We thank the referee for the careful and constructive review. We acknowledge the distinction between our simulation predictions and the limited experimental bandwidth, and we will revise the manuscript to qualify the claims accordingly. Point-by-point responses follow.

read point-by-point responses
  1. Referee: [Abstract, §4] Abstract and §4: The headline claim of ±1.7° error over the full 400 nm (1.35–1.75 μm) bandwidth and the ±20 nm fabrication robustness rest exclusively on Floquet-Bloch simulations of the metamaterial unit cell. Experimental data are reported only for a 145 nm window; no additional measurements, SEM-characterized devices, or cross-validation outside this window are provided to confirm that the simulated effective-index anisotropy and dispersion remain accurate when wavelength, material dispersion, and actual sidewall angles deviate from the nominal model. This is load-bearing for the central ultra-broadband claim.
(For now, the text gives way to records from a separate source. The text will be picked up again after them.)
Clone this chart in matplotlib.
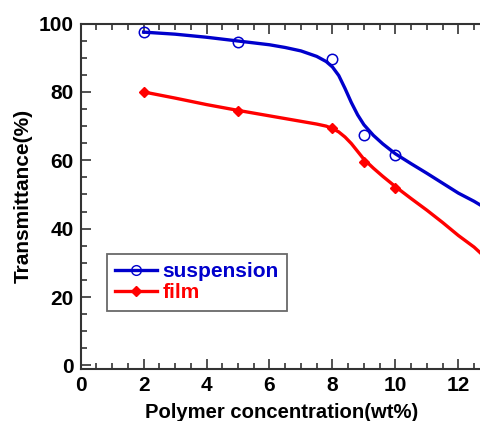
import matplotlib.pyplot as plt
from matplotlib.lines import Line2D
from matplotlib.ticker import MultipleLocator

# measured points
conc = [2, 5, 8, 9, 10]
suspension = [97.5, 94.5, 89.5, 67.5, 61.5]
film = [80, 74.5, 69.5, 59.5, 52]

# smooth fitted curves
curve_x = [2, 3, 4, 5, 6, 6.5, 7, 7.5, 7.8, 8, 8.2, 8.4, 8.6, 8.8, 9, 9.3, 9.6, 10, 10.5, 11, 11.5, 12, 12.5, 12.9]
curve_susp = [97.5, 96.9, 96.0, 94.9, 93.8, 93.0, 92.0, 90.4, 88.9, 87.3, 84.8, 81.0, 76.9, 73.3, 70.4, 67.3, 64.8, 61.9, 59.0, 56.2, 53.3, 50.4, 48.0, 45.8]
curve_film = [80, 78.2, 76.3, 74.6, 73.0, 72.2, 71.4, 70.6, 70.0, 69.3, 68.3, 66.8, 64.9, 62.6, 60.3, 57.7, 55.3, 52.3, 48.8, 45.4, 41.8, 38.0, 34.6, 31.2]

blue = '#0000cc'
red = '#ff0000'

fig = plt.figure(figsize=(4.8, 4.21), dpi=100)
ax = fig.add_axes([0.168, 0.124, 0.9115, 0.82])

ax.plot(curve_x, curve_susp, color=blue, lw=2.4)
ax.plot(curve_x, curve_film, color=red, lw=2.4)
ax.plot(conc, suspension, 'o', mfc='none', mec=blue, mew=1.1, ms=7.5)
ax.plot(conc, film, 'D', color=red, ms=5.5)

ax.set_xlim(0, 13.9)
ax.set_ylim(-1, 100)
ax.xaxis.set_major_locator(MultipleLocator(2))
ax.xaxis.set_minor_locator(MultipleLocator(0.5))
ax.yaxis.set_major_locator(MultipleLocator(20))
ax.yaxis.set_minor_locator(MultipleLocator(5))
ax.tick_params(which='both', direction='in', top=True, right=False, width=1.2, color='#333333')
ax.tick_params(which='major', length=7, pad=5)
ax.tick_params(which='minor', length=4)
for s in ax.spines.values():
    s.set_linewidth(1.5)
    s.set_color('#333333')
ax.spines['right'].set_visible(False)

for lab in ax.get_xticklabels() + ax.get_yticklabels():
    lab.set_family('Liberation Sans')
    lab.set_fontweight('bold')
    lab.set_fontsize(15)

ax.set_xlabel('Polymer concentration(wt%)', fontsize=14.6, fontweight='bold', family='Liberation Sans')
ax.xaxis.set_label_coords(0.46, -0.1)
ax.set_ylabel('Transmittance(%)', fontsize=15, fontweight='bold', family='Liberation Sans', labelpad=4)

handles = [Line2D([], [], color=blue, lw=2.4, marker='o', mfc='none', mec=blue, ms=7),
           Line2D([], [], color=red, lw=2.4, marker='D', ms=5.5)]
leg = ax.legend(handles, ['suspension', 'film'], loc='upper left', bbox_to_anchor=(107 / 480, 1 - 254 / 421),
                bbox_transform=fig.transFigure, frameon=True, fancybox=False, numpoints=1,
                handlelength=2.0, handletextpad=0.25, borderpad=0.4, labelspacing=0.1, borderaxespad=0,
                prop={'family': 'Liberation Sans', 'weight': 'bold', 'size': 15})
leg.get_frame().set_edgecolor('#444444')
leg.get_frame().set_linewidth(1.3)
for t, c in zip(leg.get_texts(), [blue, red]):
    t.set_color(c)

fig.savefig('out.png', dpi=100)
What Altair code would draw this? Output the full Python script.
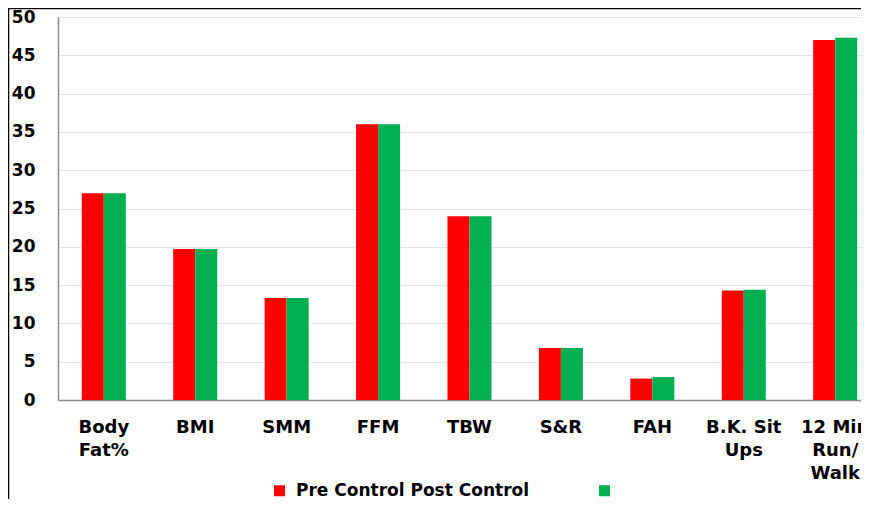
import altair as alt
import pandas as pd

categories = ["Body\nFat%", "BMI", "SMM", "FFM", "TBW", "S&R", "FAH", "B.K. Sit\nUps", "12 Min\nRun/\nWalk"]
series = ["Pre Control", "Post Control"]
pre_values = [27.0, 19.7, 13.3, 36.0, 24.0, 6.8, 2.8, 14.3, 47.0]
post_values = [27.0, 19.7, 13.3, 36.0, 24.0, 6.8, 3.0, 14.4, 47.3]
y_ticks = [0, 5, 10, 15, 20, 25, 30, 35, 40, 45, 50]
colors = ["#FF0000", "#00B050"]

rows = []
for c, a, b in zip(categories, pre_values, post_values):
    rows.append({"cat": c, "series": series[0], "value": a})
    rows.append({"cat": c, "series": series[1], "value": b})
df = pd.DataFrame(rows)

FONT = "DejaVu Sans"

bars = alt.Chart(df).mark_bar(size=22).encode(
    x=alt.X("cat:N", sort=categories, title=None,
            scale=alt.Scale(range=[0, 823], paddingInner=0.518, paddingOuter=0.26),
            axis=alt.Axis(labelAngle=0, labelExpr="split(datum.value, '\\n')",
                          labelFont=FONT, labelFontWeight="bold", labelFontSize=18,
                          labelColor="#000000", labelLineHeight=23, labelPadding=18,
                          ticks=False, domainColor="#8C8C8C", domainWidth=1.5,
                          labelBaseline="top")),
    xOffset=alt.XOffset("series:N", sort=series,
                        scale=alt.Scale(paddingInner=0, paddingOuter=0)),
    y=alt.Y("value:Q", title=None,
            scale=alt.Scale(domain=[0, 50], nice=False),
            axis=alt.Axis(values=y_ticks, labelFont=FONT, labelFontWeight="bold",
                          labelFontSize=17, labelColor="#000000", labelPadding=23,
                          ticks=False, domainColor="#8C8C8C", domainWidth=1.5,
                          gridColor="#E8E8E8", gridWidth=1)),
    color=alt.Color("series:N", sort=series,
                    scale=alt.Scale(domain=series, range=colors),
                    legend=alt.Legend(title=None, orient="none", direction="horizontal",
                                      legendX=213, legendY=465,
                                      symbolType="square", symbolSize=121,
                                      symbolStrokeWidth=0, symbolOpacity=1,
                                      labelFont=FONT, labelFontWeight="bold",
                                      labelFontSize=17, labelColor="#000000",
                                      columnPadding=66, labelOffset=8,
                                      labelLimit=400,
                                      labelExpr="datum.label == 'Pre Control' ? 'Pre Control Post Control' : ''")),
)

frame_top = alt.Chart(pd.DataFrame({"k": [0]})).mark_rule(color="#000000", strokeWidth=1.5).encode(
    x=alt.value(-50), x2=alt.value(900), y=alt.value(-8.5))
frame_left = alt.Chart(pd.DataFrame({"k": [0]})).mark_rule(color="#000000", strokeWidth=1.5).encode(
    x=alt.value(-49.5), y=alt.value(-9), y2=alt.value(500))

chart = alt.layer(bars, frame_top, frame_left).properties(
    width=803, height=383,
    autosize=alt.AutoSizeParams(type="none"),
    padding={"left": 50, "top": 9, "right": 0, "bottom": 99},
    background="#FFFFFF",
).configure_view(stroke=None)

chart.save("out.html", embed_options={"renderer": "svg", "actions": False})
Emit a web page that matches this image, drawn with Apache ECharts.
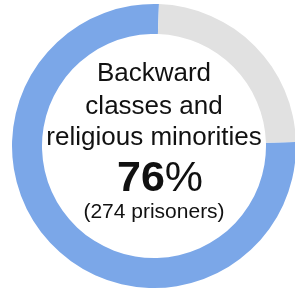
<!DOCTYPE html>
<html>
<head>
<meta charset="utf-8">
<script src="https://cdn.jsdelivr.net/npm/echarts@6/dist/echarts.min.js"></script>
<style>
  html, body { margin: 0; padding: 0; background: #fff; }
  #chart { width: 295px; height: 289px; }
</style>
</head>
<body>
<div id="chart"></div>
<script>
const categories = ['Backward classes and religious minorities', 'Others']
const shares = [76, 24]
const prisoners = 274
const colors = ['#7ba7e8', '#e1e1e1']

const font = '"Liberation Sans", Arial, sans-serif'
const cx = 154
const cy = 146

const chart = echarts.init(document.getElementById('chart'))

const textLine = (text, x, y, size) => ({
  type: 'text',
  x: x,
  y: y,
  silent: true,
  style: {
    text: text,
    fill: '#111',
    font: size + 'px ' + font,
    align: 'center',
    verticalAlign: 'middle'
  }
})

chart.setOption({
  animation: false,
  series: [{
    type: 'pie',
    center: [cx, cy],
    radius: [112, 142],
    startAngle: 88,
    clockwise: false,
    silent: true,
    label: { show: false },
    labelLine: { show: false },
    itemStyle: { borderWidth: 0 },
    data: categories.map((name, i) => ({
      name: name,
      value: shares[i],
      itemStyle: { color: colors[i] }
    }))
  }],
  graphic: [
    textLine('Backward', cx, 74, 26),
    textLine('classes and', cx, 107, 26),
    textLine('religious minorities', cx, 138, 26),
    {
      type: 'text',
      x: 160,
      y: 179,
      silent: true,
      style: {
        text: '{b|' + shares[0] + '}{p|%}',
        align: 'center',
        verticalAlign: 'middle',
        rich: {
          b: { fontFamily: font, fontSize: 43, fontWeight: 'bold', fill: '#111' },
          p: { fontFamily: font, fontSize: 43, fontWeight: 'normal', fill: '#111' }
        }
      }
    },
    textLine('(' + prisoners + ' prisoners)', cx, 212, 21)
  ]
})
</script>
</body>
</html>
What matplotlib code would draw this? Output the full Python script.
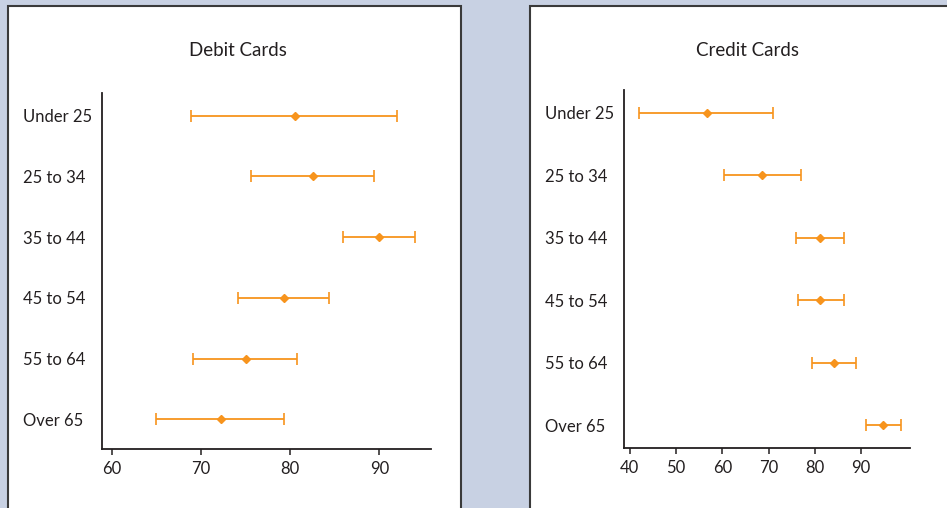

    Authors: We agree that the ±1.7° phase error over the full 400 nm bandwidth is a Floquet-Bloch simulation result, with experiments limited to the 145 nm range of our setup. The model shows good agreement with measured data in the accessible band. We will revise the abstract and §4 to explicitly state that the ultra-broadband performance and full-band error are simulation predictions validated within the measured window, and add discussion on model applicability based on the subwavelength physics. This is a partial revision since new experimental data outside 145 nm cannot be added. revision: partial

  2. Referee: [Abstract] Abstract: The statement that the flat spectral response is “maintained even in the presence of fabrication errors up to ±20 nm” is simulation-only. Because the experimental section does not include devices with controlled thickness or width variations, the robustness claim lacks direct experimental support and should be qualified or supplemented.

    Authors: We agree the ±20 nm fabrication robustness is simulation-only. We will revise the abstract to qualify the statement as a simulation prediction. A dedicated experimental study with intentionally varied devices lies outside the scope of this work. revision: yes

standing simulated objections not resolved
  • Experimental confirmation of phase-shift performance over the full 400 nm bandwidth
  • Direct experimental data on devices with controlled ±20 nm fabrication variations

Circularity Check

0 steps flagged

No significant circularity; claims rest on independent EM modeling and measurement

full rationale

The paper's central performance claims (phase error <±1.7° over 1.35–1.75 μm and robustness to ±20 nm errors) are obtained from Floquet-Bloch calculations on the subwavelength unit cell, with experimental confirmation limited to the 145 nm measurement window. No quoted step reduces by construction to its own inputs: there is no self-definitional loop, no fitted parameter renamed as a prediction, and no load-bearing self-citation chain. The derivation chain is self-contained against external electromagnetic benchmarks and does not match any enumerated circularity pattern.

Axiom & Free-Parameter Ledger

0 free parameters · 1 axioms · 0 invented entities

The central claim rests on standard electromagnetic modeling assumptions and the validity of the fabrication process for the described structures.

axioms (1)
  • standard math Floquet-Bloch theorem applies to model the periodic subwavelength metamaterial waveguide structure
    Invoked for the calculations predicting the phase shift error.